In my experiences I dons see that much unfortunatly on revising, remixing and distributions of others material. True OER users mean for example tht real OERs are just materials with CC BY and CC BY SA.  Most often however, I see materials with the so called strongest CC licence. I would have love to see more materials available with possibilities to really reuse and remix so one can bild further on on ideas etc. Then it automatically will be quality reviewed as well, with so called peer review. That’s whay I very much appreciate the project on Open Edcuational Ideas. 
As it is said in the introduction webpage of this project: ...the main purpose of licensing educational material under open licences is to allow for anyone to use, re-use or re-purpose them. However, despite a strong movement in recent years to publish such material, OER reuse is still not a common practice in Higher Education, schools and enterprises. The project intend to tackle these issues by enabling Open Education at an early stage: instead of sharing complete OER or Open Educational Practices (OEP), the aim is to share ideas in the early design process. Probably, through, this this process a fundamentally different uptake of OER can be possible by creating Emotional Ownership of OER from teh very start.

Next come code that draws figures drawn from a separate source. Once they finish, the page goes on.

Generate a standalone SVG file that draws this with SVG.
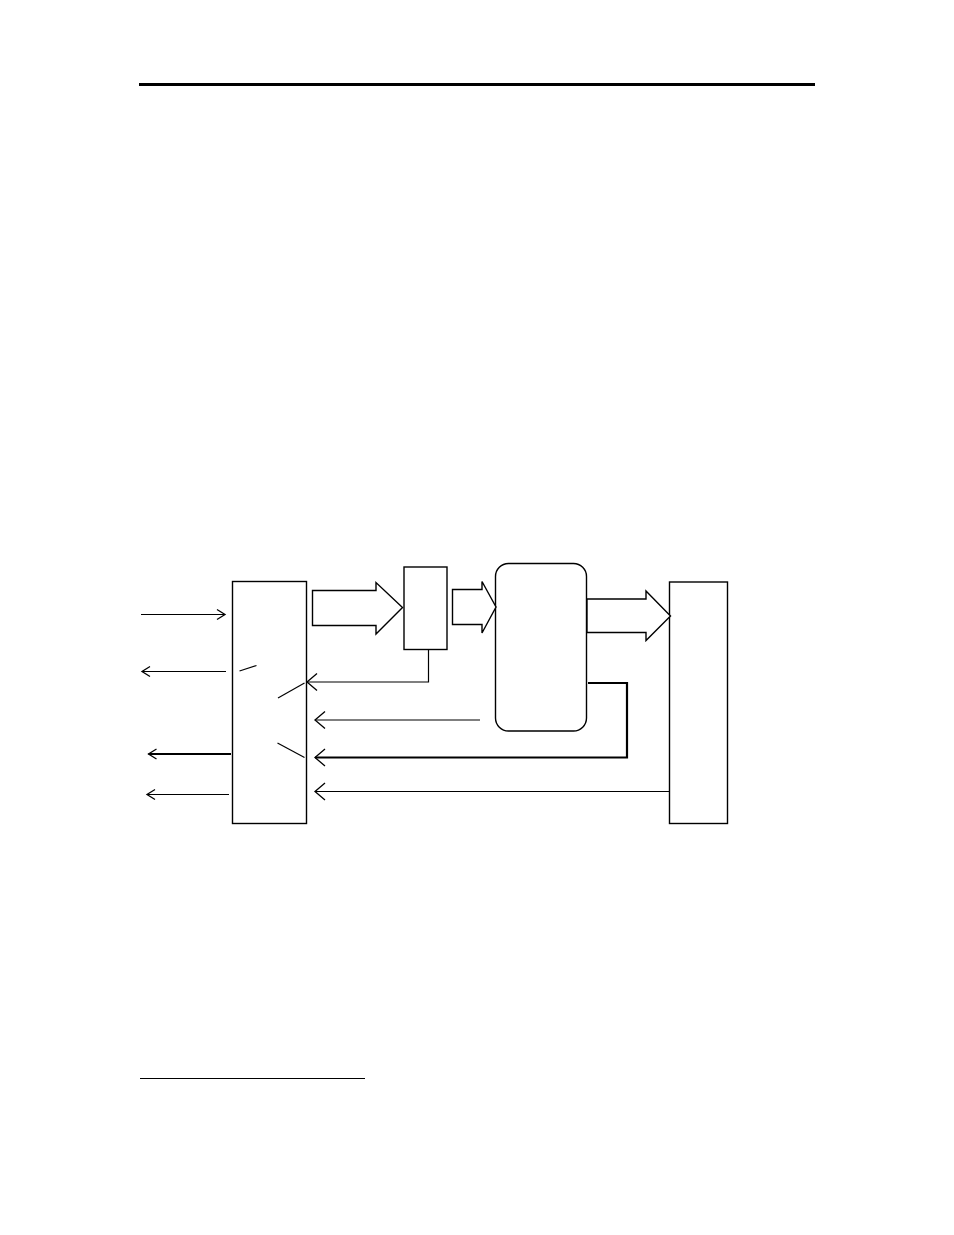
<svg xmlns="http://www.w3.org/2000/svg" width="954" height="1235" viewBox="0 0 954 1235">
<style>
.box{fill:#fff;stroke:#000;stroke-width:1.4}
.ln{fill:none;stroke:#000;stroke-width:1.2}
.thk{fill:none;stroke:#000;stroke-width:2.2}
.blk{fill:#fff;stroke:#000;stroke-width:1.4;stroke-linejoin:miter}
</style>
<defs>
<marker id="sm" markerUnits="userSpaceOnUse" orient="auto" refX="0" refY="0" markerWidth="20" markerHeight="20" overflow="visible">
<path d="M-8,-5 L0,0 L-8,5" fill="none" stroke="#000" stroke-width="1.3"/>
</marker>
<marker id="lg" markerUnits="userSpaceOnUse" orient="auto" refX="0" refY="0" markerWidth="20" markerHeight="20" overflow="visible">
<path d="M-10,-8.5 L0,0 L-10,8.5" fill="none" stroke="#000" stroke-width="1.3"/>
</marker>
</defs>
<rect width="954" height="1235" fill="#fff"/>
<line x1="139" y1="84.5" x2="815" y2="84.5" stroke="#000" stroke-width="3"/>
<line x1="140" y1="1078.5" x2="365" y2="1078.5" stroke="#000" stroke-width="1.2"/>

<g id="left-box"><rect class="box" x="232.5" y="581.5" width="74" height="242"/></g>
<g id="small-box"><rect class="box" x="404" y="567" width="43" height="82.5"/></g>
<g id="processor"><rect class="box" x="495.5" y="563.5" width="91" height="167.5" rx="13" ry="13" stroke="#222"/></g>
<g id="right-box"><rect class="box" x="669.5" y="582" width="58" height="241.5"/></g>

<g id="connectors">
<polygon id="blk1" class="blk" points="312.5,590.5 376,590.5 376,582.5 402.5,607.5 376,634 376,625.5 312.5,625.5"/>
<polygon id="blk2" class="blk" stroke-width="2" points="452.5,589.5 482,589.5 482,581.5 496,607 482,633 482,624.5 452.5,624.5"/>
<polygon id="blk3" class="blk" stroke-width="1.6" points="587,599 646,599 646,591 670.5,616 646,640.5 646,632.5 587,632.5"/>

<line class="ln" x1="141" y1="614.5" x2="225" y2="614.5" marker-end="url(#sm)"/>
<line class="ln" x1="226" y1="671.5" x2="142" y2="671.5" marker-end="url(#sm)"/>
<line class="thk" x1="231" y1="754" x2="148.5" y2="754" marker-end="url(#sm)"/>
<line class="ln" x1="229" y1="794.5" x2="147" y2="794.5" marker-end="url(#sm)"/>

<line class="ln" x1="239.5" y1="671" x2="256.5" y2="665.5"/>
<line class="ln" x1="278" y1="698" x2="304.5" y2="683"/>
<line class="ln" x1="277.5" y1="743" x2="304.5" y2="757.5"/>

<polyline class="ln" points="428.5,649.5 428.5,682 307,682" marker-end="url(#lg)"/>
<line class="ln" x1="480" y1="720" x2="315" y2="720" marker-end="url(#lg)"/>
<polyline class="thk" points="588,683 627,683 627,757.5 315,757.5" marker-end="url(#lg)"/>
<line class="ln" x1="669.5" y1="791.5" x2="315" y2="791.5" marker-end="url(#lg)"/>
</g>
</svg>
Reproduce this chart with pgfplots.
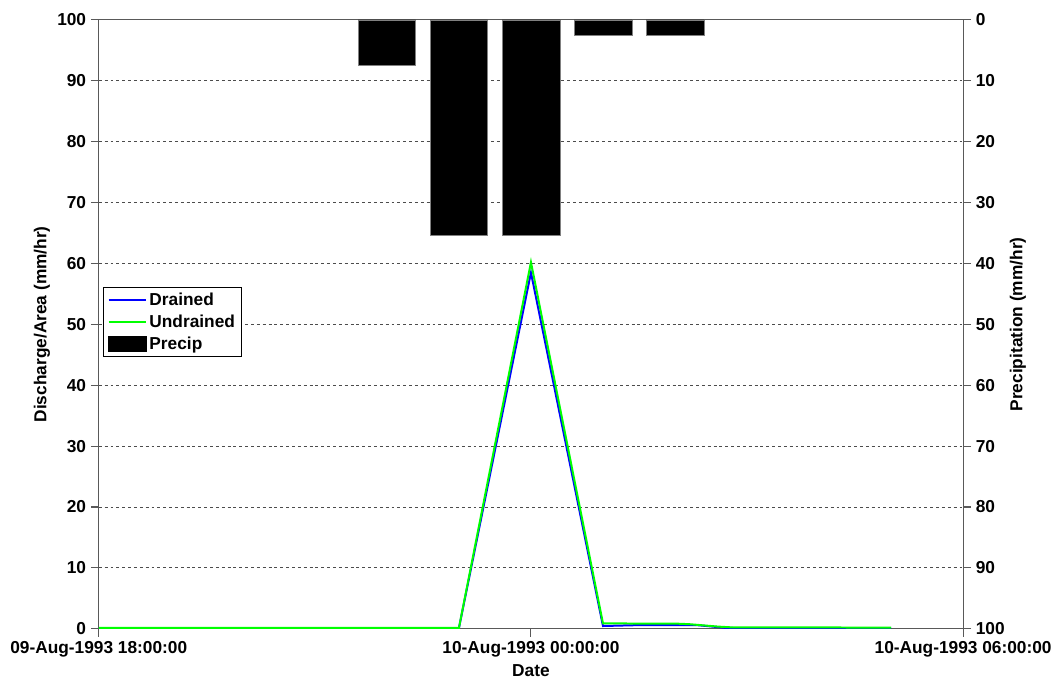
\documentclass[border=0pt]{standalone}
\usepackage{fontspec}
\setmainfont{Liberation Sans}
\usepackage{pgfplots}
\pgfplotsset{compat=1.18}
\begin{document}
\begin{tikzpicture}[font=\fontsize{13}{15}\selectfont\bfseries]
\pgfplotsset{
  common/.style={
    scale only axis, width=649.5pt, height=457.5pt,
    xmin=0, xmax=12, ymin=0, ymax=100,
    /pgf/number format/assume math mode=true,
    ticklabel style={font=\fontsize{13}{15}\selectfont\bfseries},
    label style={font=\fontsize{13}{15}\selectfont\bfseries},
    tick align=outside,
    major tick length=6pt,
    tick style={gray!70!black, line width=0.8pt},
    axis line style={gray!70!black, line width=0.8pt},
    ytick={0,10,...,100},
  }
}
\begin{axis}[common, name=ax,
  xtick={0,6,12},
  xticklabels={09-Aug-1993 18:00:00, 10-Aug-1993 00:00:00, 10-Aug-1993 06:00:00},
  xtick pos=bottom, ytick pos=left,
  ymajorgrids,
  grid style={gray!60!black, line width=0.7pt, dash pattern=on 2.2pt off 2.2pt},
  xlabel={Date},
  ylabel={Discharge/Area (mm/hr)},
  xlabel style={at={(axis description cs:0.5,-0.069)}, anchor=center},
  ylabel style={at={(axis description cs:-0.0658,0.5)}, anchor=center},
]
\addplot[blue, line width=1.5pt] coordinates {
  (0,0.1) (5,0.1) (6,58.5) (7,0.45) (7.5,0.6) (8.3,0.6) (8.5,0.38) (8.7,0.15) (8.9,0.1) (11,0.1)
};
\addplot[green, line width=1.5pt] coordinates {
  (0,0.15) (5,0.15) (6,60.2) (7,0.87) (8,0.85) (8.2,0.75) (8.4,0.55) (8.6,0.35) (8.8,0.22) (11,0.2)
};
\end{axis}
\begin{axis}[common,
  axis x line=none, axis y line*=right,
  y dir=reverse,
  ylabel={Precipitation (mm/hr)},
  ylabel style={at={(axis description cs:1.0635,0.5)}, anchor=center},
  legend style={at={(axis description cs:0.005,0.561)}, anchor=north west,
    draw=black, line width=0.6pt, font=\fontsize{13}{15}\selectfont\bfseries,
    inner xsep=3pt, inner ysep=2pt, row sep=1.5pt},
  legend cell align=left,
]
\addlegendimage{legend image code/.code={\draw[blue, line width=1.5pt] (0pt,0pt) -- (28pt,0pt);}}
\addlegendentry{Drained}
\addlegendimage{legend image code/.code={\draw[green, line width=1.5pt] (0pt,0pt) -- (28pt,0pt);}}
\addlegendentry{Undrained}
\addplot[ybar, bar width=0.8, bar shift=0pt, fill=black, draw=gray, line width=0.4pt,
  legend image code/.code={\fill[black] (0pt,-5.5pt) rectangle (28pt,5.5pt);}]
  coordinates {(4,7.5) (5,35.4) (6,35.4) (7,2.5) (8,2.5)};
\addlegendentry{Precip}
\end{axis}
\path ([shift={(-74.25pt,-38.25pt)}]ax.south west) rectangle ([shift={(68.25pt,15pt)}]ax.north east);
\end{tikzpicture}
\end{document}
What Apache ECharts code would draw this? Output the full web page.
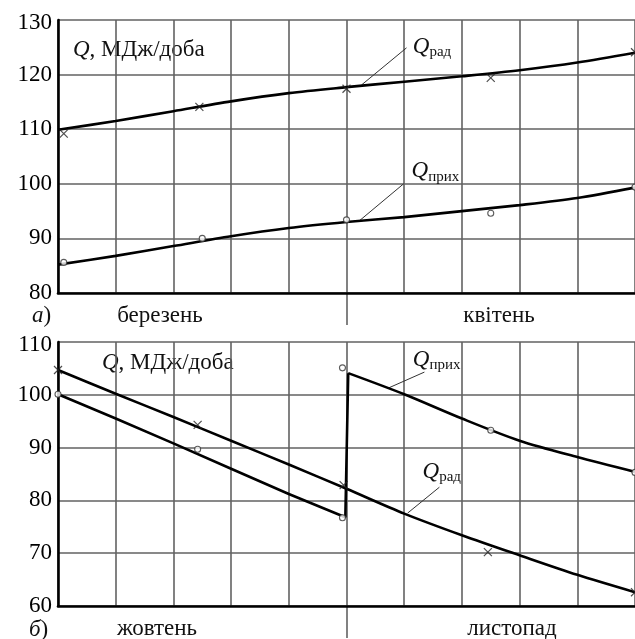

The three layers of a CC licence, namely the legal code, the licence deed and the machine readable code
The public copyright licenses incorporate a unique and innovative “three-layer” design. Each license begins as a traditional legal tool, in the kind of language and text formats that most lawyers know and love. This is  call this the Legal Code layer of each license.
But since most creators, educators, and scientists are not in fact lawyers, the licenses are available in a format that normal people can read — the Commons Deed (also known as the “human readable” version of the license). The Commons Deed is a handy reference for licensors and licensees, summarizing and expressing some of the most important terms and conditions. Think of the Commons Deed as a user-friendly interface to the Legal Code beneath, although the Deed itself is not a license, and its contents are not part of the Legal Code itself.
The final layer of the license design recognizes that software, from search engines to office productivity to music editing, plays an enormous role in the creation, copying, discovery, and distribution of works. In order to make it easy for the Web to know when a work is available under a Creative Commons license, a “machine readable” version of the license  is provided— a summary of the key freedoms and obligations written into a format  those software systems, search engines, and other kinds of technology can understand. We developed A standardized way to describe licenses that software can understand is developed and which is called CC Rights Expression Language (CC REL) to accomplish this.

Searching for open content is an important function enabled by this approach. One can use Google to search for Creative Commons content, look for pictures at Flickr, albums at Jamendo, and general media at spinxpress. The Wikimedia Commons, the multimedia repository of Wikipedia, is a core user of our licenses as well.

Taken together, these three layers of licenses ensure that the spectrum of rights isn’t just a legal concept. It’s something that the creators of works can understand, their users can understand, and even the Web itself can understand.